Dans la reprise d’une mise en scène de Robert Carsen devenue désormais un classique, cet Orphée et Eurydice de Gluck (version de 1762 chantée en italien) mise sur une sobriété magnifiée par un usage toujours aussi impressionnant des lumières. Paysage lunaire réchauffé par l’aurore naissante ou inquiétants enfers percés de sinistres lueurs, l’espace scénique du Théâtre des Champs-Élysées est à peine marqué par l’accès dans lequel Orphée s’engouffre ou arrache Eurydice au néant. À cette désolation magnifique répond la sobriété des costumes contemporains dépourvus d’ornements saillants, les suaires d’où émergent les ombres errantes renforcent cette temporalité immobile propice au recueillement.
L’orchestre Balthasar Neumann offre une matière intéressante à l’écriture dépouillée du compositeur, en proposant une palette de timbres suffisante mais dont les contrastes dynamiques ne sont pas vraiment exploités. Et si les cordes virtuoses et les vents font preuve d’une belle autorité, on regrettera qu’une fois un caractère installé, Thomas Hengelbrock ne propose plus grand-chose sur le plan du discours en ce soir de première. Le dépouillement visuel ensorcèle mais la fadeur narrative tend à assoupir, ni une harpe lumineuse ni un clavecin facétieux n’éviteront l’enlisement progressif des pièces orchestrales, l’ennui d’une danse des Esprits qui en est singulièrement dépourvue, le ronronnement d’accompagnements privés d’urgence.
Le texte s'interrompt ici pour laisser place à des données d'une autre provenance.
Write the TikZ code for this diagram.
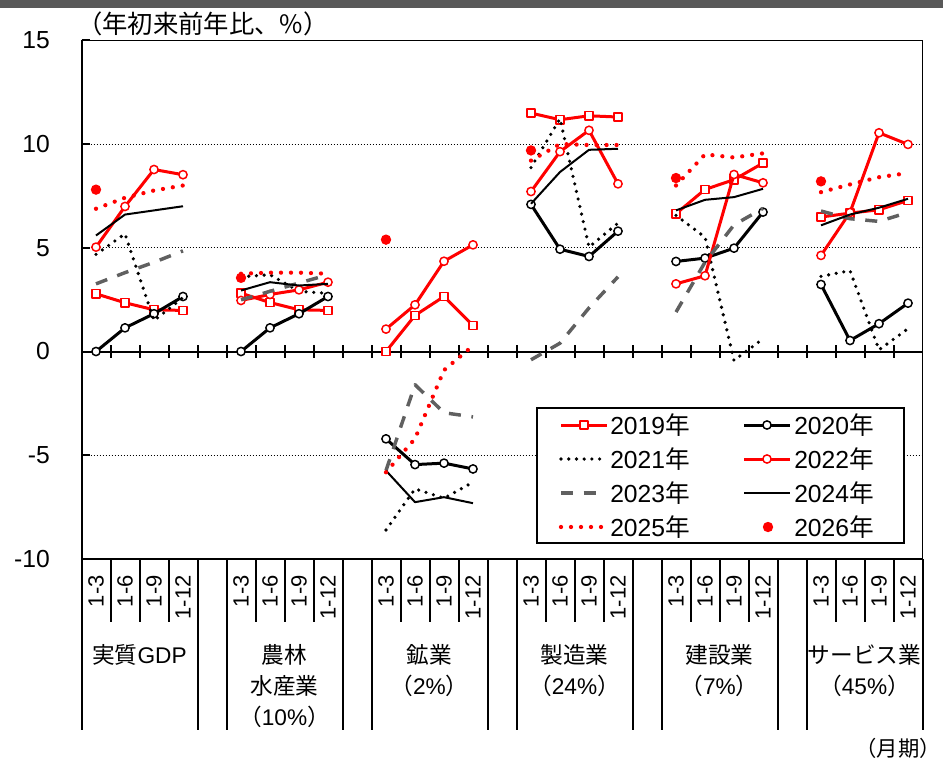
\documentclass[tikz,border=0pt]{standalone}
\usepackage{fontspec}
\setmainfont{Liberation Sans}
\newfontfamily\cjk{Noto Sans CJK JP}
\usetikzlibrary{plotmarks}
\definecolor{xred}{RGB}{255,0,0}
\definecolor{xgray}{RGB}{96,96,96}
\definecolor{barg}{RGB}{89,89,89}
\begin{document}
\begin{tikzpicture}[x=0.75pt,y=-0.75pt,
  lab/.style={inner sep=0pt, font=\fontsize{18.5}{22}\selectfont},
  glab/.style={inner sep=0pt, font=\fontsize{17}{20}\selectfont},
  mlab/.style={rotate=90, anchor=east, inner sep=0pt, font=\fontsize{16.5}{19}\selectfont},
  grid/.style={line width=0.75pt, dash pattern=on 0.75pt off 1.5pt},
  frame/.style={line width=1.1pt},
  axisline/.style={line width=1.5pt},
  s19/.style={draw=xred, line width=2.25pt, line join=round, mark=square*, mark size=3.1pt,
    mark options={solid, fill=white, draw=xred, line width=1.1pt}},
  s20/.style={draw=black, line width=2.25pt, line join=round, mark=*, mark size=3.1pt,
    mark options={solid, fill=white, draw=black, line width=1.1pt}},
  s21/.style={draw=black, line width=2.7pt, line cap=round, line join=round, dash pattern=on 0pt off 5.8pt},
  s22/.style={draw=xred, line width=2.25pt, line join=round, mark=*, mark size=3.1pt,
    mark options={solid, fill=white, draw=xred, line width=1.1pt}},
  s23/.style={draw=xgray, line width=2.6pt, line join=round, dash pattern=on 9pt off 8pt},
  s24/.style={draw=black, line width=1.5pt, line join=round},
  s25/.style={draw=xred, line width=3.2pt, line cap=round, line join=round, dash pattern=on 0pt off 7.5pt},
  s26/.style={fill=xred}
]
\useasboundingbox (0,0) rectangle (943,764);
\fill[barg] (0,0) rectangle (943,8);
\node[lab, anchor=west, font=\cjk\fontsize{19}{22}\selectfont] (title) at (77,24) {（年初来前年比、\%）};

% gridlines
\foreach \yy in {144,247.75,455.25} { \draw[grid] (81.5,\yy) -- (922.5,\yy); }
% plot frame
\draw[frame] (81.5,40.25) rectangle (922.5,559);
\draw[axisline] (81.5,40.25) -- (81.5,730);
\draw[axisline] (81.5,351.5) -- (922.5,351.5);
% inner y ticks
\foreach \yy in {40.25,144,247.75,351.5,455.25,559} { \draw[axisline] (81.5,\yy) -- (89.5,\yy); }
% zero-line ticks
\foreach \i in {1,...,28} { \draw[axisline] ({81.5+29*\i},345) -- ({81.5+29*\i},358); }
% y labels
\node[lab, anchor=east] (y15) at (50,40.25) {15};
\node[lab, anchor=east] (y10) at (50,144) {10};
\node[lab, anchor=east] (y5) at (50,247.75) {5};
\node[lab, anchor=east] (y0) at (50,351.5) {0};
\node[lab, anchor=east] (ym5) at (50,455.25) {-5};
\node[lab, anchor=east] (ym10) at (50,559) {-10};

% category separators below the plot
\foreach \g in {0,...,5} {
  \draw[axisline] ({81.5+145*\g},559) -- ({81.5+145*\g},730);
  \draw[axisline] ({81.5+145*\g+116},559) -- ({81.5+145*\g+116},730);
  \foreach \k in {1,2,3} { \draw[axisline] ({81.5+145*\g+29*\k},559) -- ({81.5+145*\g+29*\k},622); }
  \foreach \k/\t in {0/1-3,1/1-6,2/1-9,3/1-12} { \node[mlab] (m\g-\k) at ({96+145*\g+29*\k},575) {\t}; }
}
% group labels
\node[glab] (g0a) at (139.5,655) {{\cjk 実質}GDP};
\node[glab] (g1a) at (284.5,655) {\cjk 農林};
\node[glab] (g1b) at (284.5,686) {\cjk 水産業};
\node[glab] (g1c) at (284.5,717) {{\cjk （}10\%{\cjk ）}};
\node[glab] (g2a) at (429.5,655) {\cjk 鉱業};
\node[glab] (g2b) at (429.5,686) {{\cjk （}2\%{\cjk ）}};
\node[glab] (g3a) at (574.5,655) {\cjk 製造業};
\node[glab] (g3b) at (574.5,686) {{\cjk （}24\%{\cjk ）}};
\node[glab] (g4a) at (719.5,655) {\cjk 建設業};
\node[glab] (g4b) at (719.5,686) {{\cjk （}7\%{\cjk ）}};
\node[glab] (g5a) at (864.5,655) {\cjk サービス業};
\node[glab] (g5b) at (864.5,686) {{\cjk （}45\%{\cjk ）}};
\node[glab, anchor=east, font=\cjk\fontsize{16}{18}\selectfont] (unit) at (941,748) {（月期）};

% data
\begin{scope}[shift={(72pt,-263.625pt)}, x=21.75pt, y=15.5625pt]
% 2019
\draw[s19] plot coordinates {(0,2.78) (1,2.35) (2,2.01) (3,1.98)};
\draw[s19] plot coordinates {(5,2.81) (6,2.36) (7,2.01) (8,1.98)};
\draw[s19] plot coordinates {(10,0.0) (11,1.74) (12,2.65) (13,1.25)};
\draw[s19] plot coordinates {(15,11.49) (16,11.17) (17,11.36) (18,11.3)};
\draw[s19] plot coordinates {(20,6.64) (21,7.81) (22,8.28) (23,9.08)};
\draw[s19] plot coordinates {(25,6.48) (26,6.67) (27,6.83) (28,7.28)};
% 2020
\draw[s20] plot coordinates {(0,0.0) (1,1.14) (2,1.82) (3,2.65)};
\draw[s20] plot coordinates {(5,0.0) (6,1.14) (7,1.82) (8,2.65)};
\draw[s20] plot coordinates {(10,-4.21) (11,-5.45) (12,-5.38) (13,-5.66)};
\draw[s20] plot coordinates {(15,7.09) (16,4.93) (17,4.58) (18,5.8)};
\draw[s20] plot coordinates {(20,4.34) (21,4.5) (22,4.98) (23,6.72)};
\draw[s20] plot coordinates {(25,3.23) (26,0.53) (27,1.34) (28,2.33)};
% 2021
\draw[s21] plot coordinates {(0,4.68) (1,5.67) (2,1.49) (3,2.6)};
\draw[s21] plot coordinates {(5,3.6) (6,3.7) (7,2.9) (8,2.8)};
\draw[s21] plot coordinates {(10,-8.6) (11,-6.62) (12,-7.07) (13,-6.3)};
\draw[s21] plot coordinates {(15,8.86) (16,11.22) (17,5.03) (18,6.19)};
\draw[s21] plot coordinates {(20,6.56) (21,5.51) (22,-0.43) (23,0.61)};
\draw[s21] plot coordinates {(25,3.62) (26,3.9) (27,0.08) (28,1.1)};
% 2022
\draw[s22] plot coordinates {(0,5.03) (1,6.99) (2,8.77) (3,8.52)};
\draw[s22] plot coordinates {(5,2.46) (6,2.75) (7,2.97) (8,3.34)};
\draw[s22] plot coordinates {(10,1.08) (11,2.25) (12,4.35) (13,5.14)};
\draw[s22] plot coordinates {(15,7.71) (16,9.63) (17,10.66) (18,8.08)};
\draw[s22] plot coordinates {(20,3.26) (21,3.65) (22,8.53) (23,8.13)};
\draw[s22] plot coordinates {(25,4.63) (26,6.7) (27,10.54) (28,9.98)};
% 2023
\draw[s23] plot coordinates {(0,3.26) (1,3.8) (2,4.3) (3,4.85)};
\draw[s23] plot coordinates {(5,2.49) (6,2.9) (7,3.3) (8,3.7)};
\draw[s23] plot coordinates {(10,-5.74) (11,-1.6) (12,-2.95) (13,-3.15)};
\draw[s23] plot coordinates {(15,-0.4) (16,0.4) (17,2.1) (18,3.6)};
\draw[s23] plot coordinates {(20,1.9) (21,4.3) (22,6.1) (23,6.9)};
\draw[s23] plot coordinates {(25,6.77) (26,6.4) (27,6.27) (28,6.7)};
% 2024
\draw[s24] plot coordinates {(0,5.59) (1,6.6) (2,6.8) (3,7.0)};
\draw[s24] plot coordinates {(5,2.94) (6,3.34) (7,3.18) (8,3.26)};
\draw[s24] plot coordinates {(10,-5.74) (11,-7.26) (12,-7.02) (13,-7.31)};
\draw[s24] plot coordinates {(15,7.12) (16,8.65) (17,9.72) (18,9.77)};
\draw[s24] plot coordinates {(20,6.8) (21,7.31) (22,7.44) (23,7.84)};
\draw[s24] plot coordinates {(25,6.08) (26,6.6) (27,6.93) (28,7.36)};
% 2025
\draw[s25] plot coordinates {(0,6.88) (1,7.41) (2,7.76) (3,8.0)};
\draw[s25] plot coordinates {(5,3.75) (6,3.8) (7,3.8) (8,3.75)};
\draw[s25] plot coordinates {(10,-5.82) (11,-4.2) (12,-0.9) (13,0.28)};
\draw[s25] plot coordinates {(15,9.2) (16,10.0) (17,9.95) (18,9.95)};
\draw[s25] plot coordinates {(20,8.0) (21,9.5) (22,9.35) (23,9.55)};
\draw[s25] plot coordinates {(25,7.68) (26,8.05) (27,8.4) (28,8.6)};
% 2026
\fill[s26] (0,7.8) circle[radius=3.9pt];
\fill[s26] (5,3.55) circle[radius=3.9pt];
\fill[s26] (10,5.39) circle[radius=3.9pt];
\fill[s26] (15,9.69) circle[radius=3.9pt];
\fill[s26] (20,8.36) circle[radius=3.9pt];
\fill[s26] (25,8.2) circle[radius=3.9pt];
\end{scope}

% legend
\draw[frame, fill=white] (537,408) rectangle (904,543);
\draw[s19, mark indices={2}] plot coordinates {(561,425) (584,425) (607,425)};
\node[lab, anchor=west] (l19) at (610,425) {2019{\cjk 年}};
\draw[s20, mark indices={2}] plot coordinates {(744,425) (767,425) (790,425)};
\node[lab, anchor=west] (l20) at (794,425) {2020{\cjk 年}};
\draw[s21] (561,459) -- (605,459);
\node[lab, anchor=west] (l21) at (610,459) {2021{\cjk 年}};
\draw[s22, mark indices={2}] plot coordinates {(744,459) (767,459) (790,459)};
\node[lab, anchor=west] (l22) at (794,459) {2022{\cjk 年}};
\draw[s23] (561,493) -- (598,493);
\node[lab, anchor=west] (l23) at (610,493) {2023{\cjk 年}};
\draw[s24] (744,493) -- (790,493);
\node[lab, anchor=west] (l24) at (794,493) {2024{\cjk 年}};
\draw[s25] (561,527) -- (603,527);
\node[lab, anchor=west] (l25) at (610,527) {2025{\cjk 年}};
\fill[s26] (768,527) circle[radius=3.9pt];
\node[lab, anchor=west] (l26) at (794,527) {2026{\cjk 年}};
\end{tikzpicture}
\end{document}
Si la production n'évite pas une certaine fadeur, les trois chanteurs prennent heureusement l’ouvrage en main, au premier chef le très attendu Jakub Józef Orliński dans sa première production scénique parisienne. Avec ses faux airs de Gérard Philippe, le contre-ténor polonais incarne une jeunesse exaltée en proie aux doutes et à des choix impossibles. Son charisme évident transcende les qualités et les limites d’une voix qui passe facilement l’orchestre dans les tessitures élevées. Dans un beau médium cependant peu sonore, l’artiste privilégie une diction remarquablement incarnée, une expression plus tendre et des couleurs subtiles, un sens accompli du récitatif. Face à lui, la soprano Regula Mühlemann propose une Eurydice presque fragile mais d’une belle présence dans le sévère « Che fiero momento » ; très touchante dans l’intense confrontation de l’acte III, elle use d’une palette de timbres lumineuse et expressive. L’Amour d’Elena Galitskaya convainc pleinement par la légèreté de la vocalisation et une séduisante rondeur du timbre, une diction peine d’esprit et d’engagement.
On ne saurait trop louer enfin le merveilleux travail accompli par le chœur Balthasar Neumann, nullement gêné par une disposition souvent éclatée, dictée par la mise en scène de Robert Carsen. La couleur vocale est merveilleusement chaude et équilibrée, la précision remarquable, l’instrument semble aussi à l’aise dans les intenses imprécations face à un Orphée hésitant que dans la douceur diffuse des Ombres lointaines ou l’éclat sans apprêts de la réjouissance finale.